* [Task objective]:
Can you write out all the lines word for word, with no pictures?

* [Data shown]:
┄┄┄┄┄┄

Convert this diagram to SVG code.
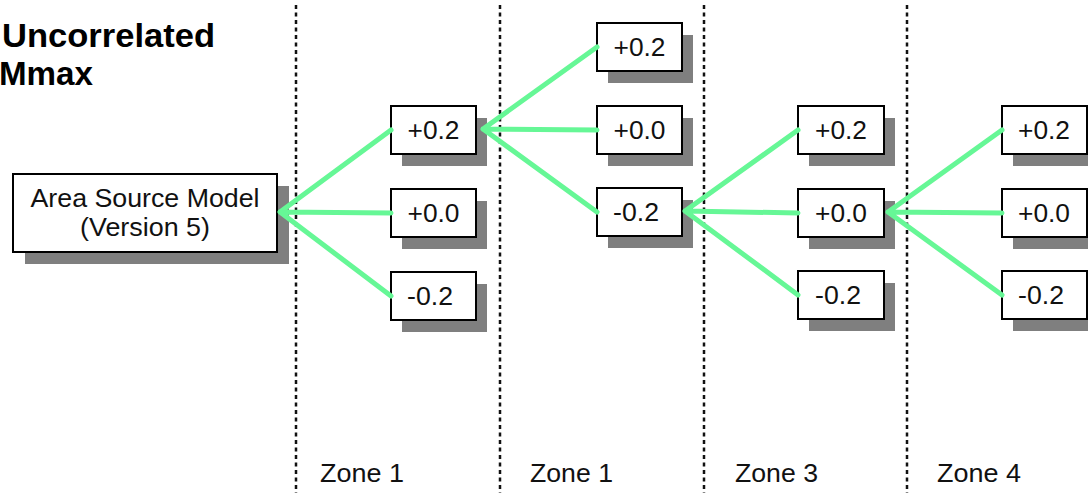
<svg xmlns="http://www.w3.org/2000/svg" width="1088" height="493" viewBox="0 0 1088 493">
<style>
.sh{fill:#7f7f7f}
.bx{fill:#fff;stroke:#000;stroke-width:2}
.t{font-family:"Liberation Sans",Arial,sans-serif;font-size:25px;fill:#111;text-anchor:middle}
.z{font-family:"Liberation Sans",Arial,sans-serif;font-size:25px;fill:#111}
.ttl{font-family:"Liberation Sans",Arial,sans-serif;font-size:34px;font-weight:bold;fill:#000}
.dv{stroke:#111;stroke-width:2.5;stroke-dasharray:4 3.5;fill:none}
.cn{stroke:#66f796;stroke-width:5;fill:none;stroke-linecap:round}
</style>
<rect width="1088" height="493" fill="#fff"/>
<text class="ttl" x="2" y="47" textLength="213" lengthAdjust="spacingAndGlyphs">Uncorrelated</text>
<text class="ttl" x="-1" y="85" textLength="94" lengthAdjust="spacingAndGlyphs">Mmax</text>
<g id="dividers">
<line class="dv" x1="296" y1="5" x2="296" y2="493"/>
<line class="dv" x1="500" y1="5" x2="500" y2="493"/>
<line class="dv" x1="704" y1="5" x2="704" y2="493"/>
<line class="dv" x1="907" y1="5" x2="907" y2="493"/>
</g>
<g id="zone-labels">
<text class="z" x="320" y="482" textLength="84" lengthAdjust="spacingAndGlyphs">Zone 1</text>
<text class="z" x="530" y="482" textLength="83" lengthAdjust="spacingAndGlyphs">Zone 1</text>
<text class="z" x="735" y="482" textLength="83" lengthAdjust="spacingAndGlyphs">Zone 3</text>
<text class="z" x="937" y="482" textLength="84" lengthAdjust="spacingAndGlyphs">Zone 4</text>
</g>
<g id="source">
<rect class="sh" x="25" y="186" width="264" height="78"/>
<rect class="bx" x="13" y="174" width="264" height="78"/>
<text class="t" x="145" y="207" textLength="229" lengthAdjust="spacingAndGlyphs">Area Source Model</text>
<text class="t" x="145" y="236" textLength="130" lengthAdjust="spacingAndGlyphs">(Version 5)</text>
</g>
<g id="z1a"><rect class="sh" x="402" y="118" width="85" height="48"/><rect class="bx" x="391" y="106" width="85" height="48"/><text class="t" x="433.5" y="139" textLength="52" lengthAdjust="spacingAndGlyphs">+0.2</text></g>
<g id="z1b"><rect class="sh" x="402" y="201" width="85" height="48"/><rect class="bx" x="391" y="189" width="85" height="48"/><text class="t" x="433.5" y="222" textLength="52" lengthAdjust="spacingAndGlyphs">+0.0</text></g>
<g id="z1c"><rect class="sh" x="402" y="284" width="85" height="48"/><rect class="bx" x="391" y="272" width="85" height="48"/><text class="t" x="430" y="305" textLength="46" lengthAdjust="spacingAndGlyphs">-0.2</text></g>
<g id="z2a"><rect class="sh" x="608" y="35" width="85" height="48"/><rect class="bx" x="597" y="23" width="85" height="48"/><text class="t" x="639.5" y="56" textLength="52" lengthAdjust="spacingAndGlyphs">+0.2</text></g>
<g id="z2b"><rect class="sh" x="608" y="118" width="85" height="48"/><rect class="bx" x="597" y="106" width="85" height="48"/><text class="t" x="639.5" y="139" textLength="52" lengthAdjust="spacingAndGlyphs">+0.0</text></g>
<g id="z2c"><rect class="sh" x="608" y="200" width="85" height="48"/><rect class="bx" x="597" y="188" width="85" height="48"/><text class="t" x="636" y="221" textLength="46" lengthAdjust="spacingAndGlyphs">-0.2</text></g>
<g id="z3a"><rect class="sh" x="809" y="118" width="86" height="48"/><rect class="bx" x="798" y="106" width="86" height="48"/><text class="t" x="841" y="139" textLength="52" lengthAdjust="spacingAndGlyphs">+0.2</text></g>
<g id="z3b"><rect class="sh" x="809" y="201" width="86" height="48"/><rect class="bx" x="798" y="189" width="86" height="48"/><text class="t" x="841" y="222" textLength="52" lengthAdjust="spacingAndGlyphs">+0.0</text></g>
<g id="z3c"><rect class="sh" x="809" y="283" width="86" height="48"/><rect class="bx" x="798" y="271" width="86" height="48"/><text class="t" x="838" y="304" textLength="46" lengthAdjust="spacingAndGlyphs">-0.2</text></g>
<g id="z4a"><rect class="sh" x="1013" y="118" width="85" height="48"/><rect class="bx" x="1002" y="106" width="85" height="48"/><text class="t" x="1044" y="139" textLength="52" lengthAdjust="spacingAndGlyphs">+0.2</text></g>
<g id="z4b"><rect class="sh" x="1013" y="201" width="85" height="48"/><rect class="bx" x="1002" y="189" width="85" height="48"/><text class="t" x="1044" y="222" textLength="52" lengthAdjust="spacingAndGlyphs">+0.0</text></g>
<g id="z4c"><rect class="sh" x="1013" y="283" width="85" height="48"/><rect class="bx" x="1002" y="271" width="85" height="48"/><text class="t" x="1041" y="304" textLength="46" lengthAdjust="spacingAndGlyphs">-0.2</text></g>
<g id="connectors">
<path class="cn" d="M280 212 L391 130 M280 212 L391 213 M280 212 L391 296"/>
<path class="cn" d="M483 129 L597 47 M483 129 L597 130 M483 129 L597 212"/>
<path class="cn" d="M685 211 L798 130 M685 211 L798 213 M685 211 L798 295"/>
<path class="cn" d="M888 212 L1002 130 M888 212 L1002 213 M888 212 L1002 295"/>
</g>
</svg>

┄┄┄┄┄┄

* [Answer]:
Convert this diagram to SVG code.
<svg xmlns="http://www.w3.org/2000/svg" width="1088" height="493" viewBox="0 0 1088 493">
<style>
.sh{fill:#7f7f7f}
.bx{fill:#fff;stroke:#000;stroke-width:2}
.t{font-family:"Liberation Sans",Arial,sans-serif;font-size:25px;fill:#111;text-anchor:middle}
.z{font-family:"Liberation Sans",Arial,sans-serif;font-size:25px;fill:#111}
.ttl{font-family:"Liberation Sans",Arial,sans-serif;font-size:34px;font-weight:bold;fill:#000}
.dv{stroke:#111;stroke-width:2.5;stroke-dasharray:4 3.5;fill:none}
.cn{stroke:#66f796;stroke-width:5;fill:none;stroke-linecap:round}
</style>
<rect width="1088" height="493" fill="#fff"/>
<text class="ttl" x="2" y="47" textLength="213" lengthAdjust="spacingAndGlyphs">Uncorrelated</text>
<text class="ttl" x="-1" y="85" textLength="94" lengthAdjust="spacingAndGlyphs">Mmax</text>
<g id="dividers">
<line class="dv" x1="296" y1="5" x2="296" y2="493"/>
<line class="dv" x1="500" y1="5" x2="500" y2="493"/>
<line class="dv" x1="704" y1="5" x2="704" y2="493"/>
<line class="dv" x1="907" y1="5" x2="907" y2="493"/>
</g>
<g id="zone-labels">
<text class="z" x="320" y="482" textLength="84" lengthAdjust="spacingAndGlyphs">Zone 1</text>
<text class="z" x="530" y="482" textLength="83" lengthAdjust="spacingAndGlyphs">Zone 1</text>
<text class="z" x="735" y="482" textLength="83" lengthAdjust="spacingAndGlyphs">Zone 3</text>
<text class="z" x="937" y="482" textLength="84" lengthAdjust="spacingAndGlyphs">Zone 4</text>
</g>
<g id="source">
<rect class="sh" x="25" y="186" width="264" height="78"/>
<rect class="bx" x="13" y="174" width="264" height="78"/>
<text class="t" x="145" y="207" textLength="229" lengthAdjust="spacingAndGlyphs">Area Source Model</text>
<text class="t" x="145" y="236" textLength="130" lengthAdjust="spacingAndGlyphs">(Version 5)</text>
</g>
<g id="z1a"><rect class="sh" x="402" y="118" width="85" height="48"/><rect class="bx" x="391" y="106" width="85" height="48"/><text class="t" x="433.5" y="139" textLength="52" lengthAdjust="spacingAndGlyphs">+0.2</text></g>
<g id="z1b"><rect class="sh" x="402" y="201" width="85" height="48"/><rect class="bx" x="391" y="189" width="85" height="48"/><text class="t" x="433.5" y="222" textLength="52" lengthAdjust="spacingAndGlyphs">+0.0</text></g>
<g id="z1c"><rect class="sh" x="402" y="284" width="85" height="48"/><rect class="bx" x="391" y="272" width="85" height="48"/><text class="t" x="430" y="305" textLength="46" lengthAdjust="spacingAndGlyphs">-0.2</text></g>
<g id="z2a"><rect class="sh" x="608" y="35" width="85" height="48"/><rect class="bx" x="597" y="23" width="85" height="48"/><text class="t" x="639.5" y="56" textLength="52" lengthAdjust="spacingAndGlyphs">+0.2</text></g>
<g id="z2b"><rect class="sh" x="608" y="118" width="85" height="48"/><rect class="bx" x="597" y="106" width="85" height="48"/><text class="t" x="639.5" y="139" textLength="52" lengthAdjust="spacingAndGlyphs">+0.0</text></g>
<g id="z2c"><rect class="sh" x="608" y="200" width="85" height="48"/><rect class="bx" x="597" y="188" width="85" height="48"/><text class="t" x="636" y="221" textLength="46" lengthAdjust="spacingAndGlyphs">-0.2</text></g>
<g id="z3a"><rect class="sh" x="809" y="118" width="86" height="48"/><rect class="bx" x="798" y="106" width="86" height="48"/><text class="t" x="841" y="139" textLength="52" lengthAdjust="spacingAndGlyphs">+0.2</text></g>
<g id="z3b"><rect class="sh" x="809" y="201" width="86" height="48"/><rect class="bx" x="798" y="189" width="86" height="48"/><text class="t" x="841" y="222" textLength="52" lengthAdjust="spacingAndGlyphs">+0.0</text></g>
<g id="z3c"><rect class="sh" x="809" y="283" width="86" height="48"/><rect class="bx" x="798" y="271" width="86" height="48"/><text class="t" x="838" y="304" textLength="46" lengthAdjust="spacingAndGlyphs">-0.2</text></g>
<g id="z4a"><rect class="sh" x="1013" y="118" width="85" height="48"/><rect class="bx" x="1002" y="106" width="85" height="48"/><text class="t" x="1044" y="139" textLength="52" lengthAdjust="spacingAndGlyphs">+0.2</text></g>
<g id="z4b"><rect class="sh" x="1013" y="201" width="85" height="48"/><rect class="bx" x="1002" y="189" width="85" height="48"/><text class="t" x="1044" y="222" textLength="52" lengthAdjust="spacingAndGlyphs">+0.0</text></g>
<g id="z4c"><rect class="sh" x="1013" y="283" width="85" height="48"/><rect class="bx" x="1002" y="271" width="85" height="48"/><text class="t" x="1041" y="304" textLength="46" lengthAdjust="spacingAndGlyphs">-0.2</text></g>
<g id="connectors">
<path class="cn" d="M280 212 L391 130 M280 212 L391 213 M280 212 L391 296"/>
<path class="cn" d="M483 129 L597 47 M483 129 L597 130 M483 129 L597 212"/>
<path class="cn" d="M685 211 L798 130 M685 211 L798 213 M685 211 L798 295"/>
<path class="cn" d="M888 212 L1002 130 M888 212 L1002 213 M888 212 L1002 295"/>
</g>
</svg>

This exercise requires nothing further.